With respect to its enrollment initiatives to combat fraud and abuse, CMS proposes to:
- Expand the reasons for denying an enrollment application to a currently enrolled or previously enrolled legal entity (i.e., the provider or supplier) or any of its direct or indirect owners to include situations in which: (a) the provider or supplier has an existing Medicare debt, or (b) had an unpaid Medicare debt that existed when the provider’s or supplier’s enrollment was voluntarily terminated, involuntarily terminated, or revoked. Even in advance of finalizing the proposed regulations, CMS published Transmittal 469 to the Medicare Program Integrity Manual entitled: “Enrollment Denials When an Existing or Delinquent Overpayment Exists” [PDF], with an October 1, 2013 effective date, which will implement these rules most likely before the final regulations are published.
- In order to deny enrollment to a direct or indirect owner under the second prong of this proposed regulation, CMS proposes that the following additional requirements would need to be satisfied:
- The direct or indirect ownership interest would have to have been present within the last year prior to the voluntary termination, involuntary termination, or revocation; and
- CMS would need to determine the uncollected debt poses an undue risk of fraud, waste, or abuse.
- The proposed regulations provide a mechanism to avoid the denial of enrollment by repaying the outstanding debt in full, agreeing to repay the debt according to a CMS-approved extended repayment schedule, or satisfying the debt in accordance with the existing claims collection regulations at 42 C.F.R. § 401.607.
- Expand the reasons for either denying an enrollment or revoking billing privileges to include situations in which the provider, supplier, a direct or indirect owner, or any managing employee is or was, within the preceding 10 years, convicted of a federal or state felony offense that CMS determined to be detrimental to the best interests of the Medicare program and its beneficiaries.
- The reasons for the denial or revocation are unchanged, but the proposed regulations would add managing employees.
- The proposed regulations further specify that the period for the revocation would be set by the Secretary but would be for the full 10-year period when the conviction is a second or subsequent conviction.
- Expand the reasons to allow a billing privilege revocation for an abuse of billing privileges, defined as:
- The submission of a claim or claims for services that could not have been furnished to a specific individual on the date of service, such as when the beneficiary is deceased, when the directing physician or beneficiary is not in the state when services were furnished, the necessary testing equipment was not present, or
- When the provider or supplier has a pattern or practice of billing for services that do not meet Medicare requirements.
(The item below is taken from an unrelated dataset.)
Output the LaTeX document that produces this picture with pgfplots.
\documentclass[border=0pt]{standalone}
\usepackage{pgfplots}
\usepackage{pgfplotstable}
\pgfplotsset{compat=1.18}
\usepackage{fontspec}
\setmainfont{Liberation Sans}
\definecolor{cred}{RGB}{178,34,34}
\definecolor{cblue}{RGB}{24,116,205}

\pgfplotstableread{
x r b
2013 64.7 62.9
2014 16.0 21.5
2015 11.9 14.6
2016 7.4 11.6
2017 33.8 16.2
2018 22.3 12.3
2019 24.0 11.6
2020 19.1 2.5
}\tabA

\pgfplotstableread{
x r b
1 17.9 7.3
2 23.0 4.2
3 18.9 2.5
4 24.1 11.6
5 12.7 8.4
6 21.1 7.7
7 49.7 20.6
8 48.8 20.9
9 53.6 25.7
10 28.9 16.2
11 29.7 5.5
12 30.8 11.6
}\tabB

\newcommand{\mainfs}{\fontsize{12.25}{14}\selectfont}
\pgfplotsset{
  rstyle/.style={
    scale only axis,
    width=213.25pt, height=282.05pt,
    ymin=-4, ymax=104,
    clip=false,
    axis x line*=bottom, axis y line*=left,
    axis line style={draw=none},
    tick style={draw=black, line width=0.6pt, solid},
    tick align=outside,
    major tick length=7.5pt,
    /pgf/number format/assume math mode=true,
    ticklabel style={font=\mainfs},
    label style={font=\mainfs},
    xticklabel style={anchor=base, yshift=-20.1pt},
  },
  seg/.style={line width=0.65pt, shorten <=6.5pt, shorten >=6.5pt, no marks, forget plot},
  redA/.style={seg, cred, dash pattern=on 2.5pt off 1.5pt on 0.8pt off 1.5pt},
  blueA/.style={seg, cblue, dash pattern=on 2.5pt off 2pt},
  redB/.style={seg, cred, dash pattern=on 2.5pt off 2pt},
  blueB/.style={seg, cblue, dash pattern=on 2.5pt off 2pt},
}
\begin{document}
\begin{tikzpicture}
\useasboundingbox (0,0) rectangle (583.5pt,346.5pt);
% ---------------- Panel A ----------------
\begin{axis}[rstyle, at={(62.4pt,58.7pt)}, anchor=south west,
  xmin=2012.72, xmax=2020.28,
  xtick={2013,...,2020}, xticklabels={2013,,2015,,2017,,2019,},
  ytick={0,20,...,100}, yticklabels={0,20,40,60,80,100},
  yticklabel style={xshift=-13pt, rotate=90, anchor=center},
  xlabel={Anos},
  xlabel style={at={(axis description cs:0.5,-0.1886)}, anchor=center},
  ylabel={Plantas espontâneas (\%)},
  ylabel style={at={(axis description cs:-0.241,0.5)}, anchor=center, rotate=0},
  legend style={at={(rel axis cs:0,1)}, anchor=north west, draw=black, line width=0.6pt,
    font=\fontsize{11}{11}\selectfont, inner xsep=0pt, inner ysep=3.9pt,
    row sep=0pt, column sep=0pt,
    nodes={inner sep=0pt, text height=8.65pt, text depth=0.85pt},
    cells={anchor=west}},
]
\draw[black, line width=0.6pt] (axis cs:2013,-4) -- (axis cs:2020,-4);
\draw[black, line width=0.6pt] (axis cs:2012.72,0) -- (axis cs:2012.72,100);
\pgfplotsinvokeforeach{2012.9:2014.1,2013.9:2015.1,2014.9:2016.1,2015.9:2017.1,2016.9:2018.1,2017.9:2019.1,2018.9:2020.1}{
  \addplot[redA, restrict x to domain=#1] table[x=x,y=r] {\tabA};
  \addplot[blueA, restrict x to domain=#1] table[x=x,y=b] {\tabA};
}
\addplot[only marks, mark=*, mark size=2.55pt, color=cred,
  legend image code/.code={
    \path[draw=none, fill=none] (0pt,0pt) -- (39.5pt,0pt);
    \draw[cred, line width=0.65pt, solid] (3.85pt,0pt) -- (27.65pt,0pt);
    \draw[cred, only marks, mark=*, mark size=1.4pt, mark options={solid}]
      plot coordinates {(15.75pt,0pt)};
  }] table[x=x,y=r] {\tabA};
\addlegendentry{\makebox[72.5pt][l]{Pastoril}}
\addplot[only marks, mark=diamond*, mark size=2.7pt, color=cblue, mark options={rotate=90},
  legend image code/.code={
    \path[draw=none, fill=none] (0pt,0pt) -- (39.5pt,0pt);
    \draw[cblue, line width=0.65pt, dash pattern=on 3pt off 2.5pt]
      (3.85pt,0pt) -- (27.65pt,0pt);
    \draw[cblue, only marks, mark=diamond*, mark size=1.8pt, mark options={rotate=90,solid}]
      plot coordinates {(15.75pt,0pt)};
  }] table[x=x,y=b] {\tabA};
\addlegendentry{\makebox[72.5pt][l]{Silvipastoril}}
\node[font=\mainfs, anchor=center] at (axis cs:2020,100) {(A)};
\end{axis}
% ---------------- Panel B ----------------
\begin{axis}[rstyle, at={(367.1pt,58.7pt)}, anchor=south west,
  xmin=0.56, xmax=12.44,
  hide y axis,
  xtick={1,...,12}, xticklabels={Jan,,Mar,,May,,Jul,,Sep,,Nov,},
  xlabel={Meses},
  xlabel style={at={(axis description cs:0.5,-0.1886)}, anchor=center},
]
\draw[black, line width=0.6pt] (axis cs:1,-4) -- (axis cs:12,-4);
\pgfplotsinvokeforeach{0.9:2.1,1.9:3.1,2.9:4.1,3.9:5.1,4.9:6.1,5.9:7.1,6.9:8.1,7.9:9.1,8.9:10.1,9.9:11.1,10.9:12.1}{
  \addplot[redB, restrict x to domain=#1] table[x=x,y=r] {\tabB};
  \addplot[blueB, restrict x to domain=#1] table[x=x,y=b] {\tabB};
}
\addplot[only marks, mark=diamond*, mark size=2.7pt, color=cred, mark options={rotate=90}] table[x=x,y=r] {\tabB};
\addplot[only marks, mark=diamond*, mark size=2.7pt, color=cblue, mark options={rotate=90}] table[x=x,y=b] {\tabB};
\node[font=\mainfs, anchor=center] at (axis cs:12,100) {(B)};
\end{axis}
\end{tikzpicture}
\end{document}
- Change the date for the start of the reenrollment bar to 30 days after CMS or its contractor mails the billing privilege revocation notice. In situations where CMS has the authority to retroactively revoke billing privileges, the reenrollment bar would be expanded. This particular initiative could result in a reenrollment bar extending well beyond the current three-year maximum. If there is a delay in learning of an adverse final action, for example when the provider or supplier failed to report the action, CMS has the authority to retroactively revoke billing privileges. Currently, the bar to reenrollment begins as of that retroactive revocation date. Under the proposed rule, the reenrollment bar would not begin until 30 days after the revocation notice is mailed.
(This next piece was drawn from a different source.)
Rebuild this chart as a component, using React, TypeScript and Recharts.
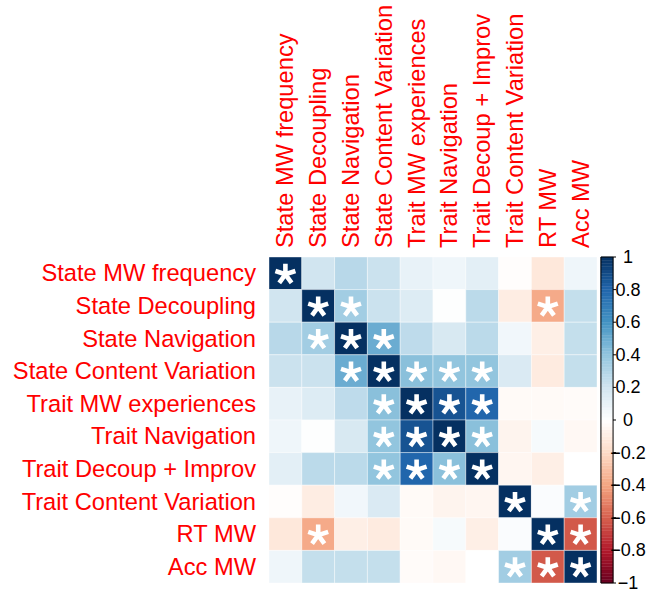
import React from "react";
import { ScatterChart, Scatter, XAxis, YAxis, ReferenceArea } from "recharts";

const labels = [
  "State MW frequency",
  "State Decoupling",
  "State Navigation",
  "State Content Variation",
  "Trait MW experiences",
  "Trait Navigation",
  "Trait Decoup + Improv",
  "Trait Content Variation",
  "RT MW",
  "Acc MW",
];

const corr = [
  [1, 0.2, 0.28, 0.22, 0.1, 0.07, 0.12, -0.01, -0.13, 0.07],
  [0.2, 1, 0.35, 0.22, 0.15, 0.01, 0.27, -0.1, -0.38, 0.24],
  [0.28, 0.35, 1, 0.5, 0.26, 0.17, 0.27, 0.06, -0.09, 0.24],
  [0.22, 0.22, 0.5, 1, 0.42, 0.4, 0.4, 0.16, -0.11, 0.24],
  [0.1, 0.15, 0.26, 0.42, 1, 0.87, 0.8, -0.03, -0.03, -0.02],
  [0.07, 0.01, 0.17, 0.4, 0.87, 1, 0.42, -0.06, 0.04, -0.04],
  [0.12, 0.27, 0.27, 0.4, 0.8, 0.42, 1, -0.05, -0.09, 0.0],
  [-0.01, -0.1, 0.06, 0.16, -0.03, -0.06, -0.05, 1, 0.02, 0.35],
  [-0.13, -0.38, -0.09, -0.11, -0.03, 0.04, -0.09, 0.02, 1, -0.62],
  [0.07, 0.24, 0.24, 0.24, -0.02, -0.04, 0.0, 0.35, -0.62, 1],
];

// [row, col] of significant cells
const significant = [
  [0, 0],
  [1, 1], [1, 2], [1, 8],
  [2, 1], [2, 2], [2, 3],
  [3, 2], [3, 3], [3, 4], [3, 5], [3, 6],
  [4, 3], [4, 4], [4, 5], [4, 6],
  [5, 3], [5, 4], [5, 5], [5, 6],
  [6, 3], [6, 4], [6, 5], [6, 6],
  [7, 7], [7, 9],
  [8, 1], [8, 8], [8, 9],
  [9, 7], [9, 8], [9, 9],
];

const colorbarTicks = [-1, -0.8, -0.6, -0.4, -0.2, 0, 0.2, 0.4, 0.6, 0.8, 1];

const palette = [
  "#67001F", "#B2182B", "#D6604D", "#F4A582", "#FDDBC7", "#FFFFFF",
  "#D1E5F0", "#92C5DE", "#4393C3", "#2166AC", "#053061",
];

function hexToRgb(h: string) {
  return [parseInt(h.slice(1, 3), 16), parseInt(h.slice(3, 5), 16), parseInt(h.slice(5, 7), 16)];
}

function colorFor(v: number) {
  const t = Math.max(0, Math.min(1, (v + 1) / 2)) * (palette.length - 1);
  const i = Math.min(palette.length - 2, Math.floor(t));
  const f = t - i;
  const a = hexToRgb(palette[i]);
  const b = hexToRgb(palette[i + 1]);
  const c = a.map((av, k) => Math.round(av + (b[k] - av) * f));
  return `rgb(${c[0]},${c[1]},${c[2]})`;
}

const cells = corr.flatMap((row, r) => row.map((v, c) => ({ r, c, v })));
const stars = significant.map(([r, c]) => ({ x: c + 0.5, y: r + 0.5 }));
const N = labels.length;
const centerTicks = labels.map((_, i) => i + 0.5);
// anchor points so the colour-bar axis has data (not drawn)
const cbAnchors = colorbarTicks.map((t) => ({ x: 5, v: t }));

const SLICES = 100;
const cbSlices = Array.from({ length: SLICES }, (_, i) => {
  const lo = -1 + (2 * i) / SLICES;
  const hi = -1 + (2 * (i + 1)) / SLICES;
  return { lo, hi, color: colorFor((lo + hi) / 2) };
});

const FONT = "'Liberation Sans', Arial, Helvetica, sans-serif";
const LABEL_SIZE = 23.7;

const RowTick = (props: any) => {
  const { x, y, payload } = props;
  const idx = Math.round(payload.value - 0.5);
  return (
    <text x={x - 5} y={y} textAnchor="end" dominantBaseline="central" fill="#FF0000" fontSize={LABEL_SIZE} fontFamily={FONT}>
      {labels[idx]}
    </text>
  );
};

const ColTick = (props: any) => {
  const { x, y, payload } = props;
  const idx = Math.round(payload.value - 0.5);
  const ty = y - 1;
  return (
    <text
      x={x}
      y={ty}
      transform={`rotate(-90, ${x}, ${ty})`}
      textAnchor="start"
      dominantBaseline="central"
      fill="#FF0000"
      fontSize={LABEL_SIZE}
      fontFamily={FONT}
    >
      {labels[idx]}
    </text>
  );
};

const CbTick = (props: any) => {
  const { x, y, payload } = props;
  const v = payload.value as number;
  const txt = v === 0 ? "0" : (v < 0 ? "\u2212" : "") + String(Math.abs(v));
  return (
    <g>
      <line x1={x + 8} x2={x + 11} y1={y} y2={y} stroke="#000" strokeWidth={1} />
      <text x={x + 23} y={y} textAnchor="middle" dominantBaseline="central" fill="#000" fontSize={18} fontFamily={FONT}>
        {txt}
      </text>
    </g>
  );
};

const Star = (props: any) => {
  const { cx, cy } = props;
  const L = 10.5;
  const yc = cy + 1;
  let d = "";
  for (let k = 0; k < 5; k++) {
    const a = (k * 72 * Math.PI) / 180;
    d += `M${cx},${yc}L${cx + L * Math.sin(a)},${yc - L * Math.cos(a)}`;
  }
  return <path d={d} stroke="#FFFFFF" strokeWidth={4.6} strokeLinecap="butt" fill="none" />;
};

const Nothing = () => <g />;

export default function App() {
  return (
    <div style={{ position: "absolute", left: 0, top: 0, width: 649, height: 592, background: "#fff" }}>
      <ScatterChart width={649} height={592} margin={{ top: 0, right: 0, bottom: 9, left: 0 }}>
        <XAxis
          xAxisId="x"
          type="number"
          dataKey="x"
          domain={[0, N]}
          orientation="top"
          height={257}
          ticks={centerTicks}
          interval={0}
          tick={ColTick}
          axisLine={false}
          tickLine={false}
        />
        <YAxis
          yAxisId="y"
          type="number"
          dataKey="y"
          domain={[0, N]}
          reversed
          width={269}
          ticks={centerTicks}
          interval={0}
          tick={RowTick}
          axisLine={false}
          tickLine={false}
        />
        <YAxis
          yAxisId="cb"
          type="number"
          dataKey="v"
          orientation="right"
          domain={[-1, 1]}
          ticks={colorbarTicks}
          interval={0}
          width={52}
          tick={CbTick}
          axisLine={false}
          tickLine={false}
        />
        {cells.map((c) => (
          <ReferenceArea
            key={`c${c.r}-${c.c}`}
            xAxisId="x"
            yAxisId="y"
            x1={c.c}
            x2={c.c + 1}
            y1={c.r}
            y2={c.r + 1}
            fill={colorFor(c.v)}
            fillOpacity={1}
            stroke="#FFFFFF"
            strokeWidth={0.4}
            ifOverflow="visible"
          />
        ))}
        {cbSlices.map((s, i) => (
          <ReferenceArea
            key={`s${i}`}
            xAxisId="x"
            yAxisId="cb"
            x1={10.12}
            x2={10.49}
            y1={s.lo}
            y2={s.hi}
            fill={s.color}
            fillOpacity={1}
            stroke={s.color}
            strokeWidth={0.4}
            ifOverflow="visible"
          />
        ))}
        <ReferenceArea
          xAxisId="x"
          yAxisId="cb"
          x1={10.12}
          x2={10.49}
          y1={-1}
          y2={1}
          fill="none"
          fillOpacity={0}
          stroke="#000"
          strokeWidth={1}
          ifOverflow="visible"
        />
        <Scatter xAxisId="x" yAxisId="cb" data={cbAnchors} shape={Nothing} isAnimationActive={false} />
        <Scatter xAxisId="x" yAxisId="y" data={stars} shape={Star} isAnimationActive={false} />
      </ScatterChart>
    </div>
  );
}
- Sets the time period for a provider or supplier that has a billing privilege revocation to submit claims for dates of service prior to the revocation effective date as follows:
- With the exception of home health agencies (HHAs), within 60 calendar days after the effective date of revocation.
- For HHAs, within 60 days after the later of:
- (A) The effective date of the revocation, or
- (B) The date that the HHA’s last payable episode ends.
- Revise the appeal process for a billing privilege revocation to add to the regulations the ability to submit a Corrective Action Plan (CAP), which is currently provided for under CMS’s enrollment policies. However, in adopting CAP regulations, CMS proposes:
- To allow the submission of a CAP only in situations when 42 C.F.R. § 424.535(a)(1) served as the basis for the revocation.
- The provider or supplier would only be granted one opportunity to correct the deficiencies through the CAP process.
- Consistent with current CMS policy, the decision regarding the CAP is not a final determination providing any further appeal rights.
- Revise the process for determining the effective date of an ambulance supplier’s enrollment to be consistent with that for physician and nonphysician group practices, i.e., the later of the date of receipt of an application that is capable of being processed or when services were first provided.
The denial of enrollment for an outstanding overpayment has significant implications for current and future transactions and business development. In light of the publication of Transmittal 469, it is especially important to consider submitting comments to these and other proposed regulations prior to the June 28th deadline.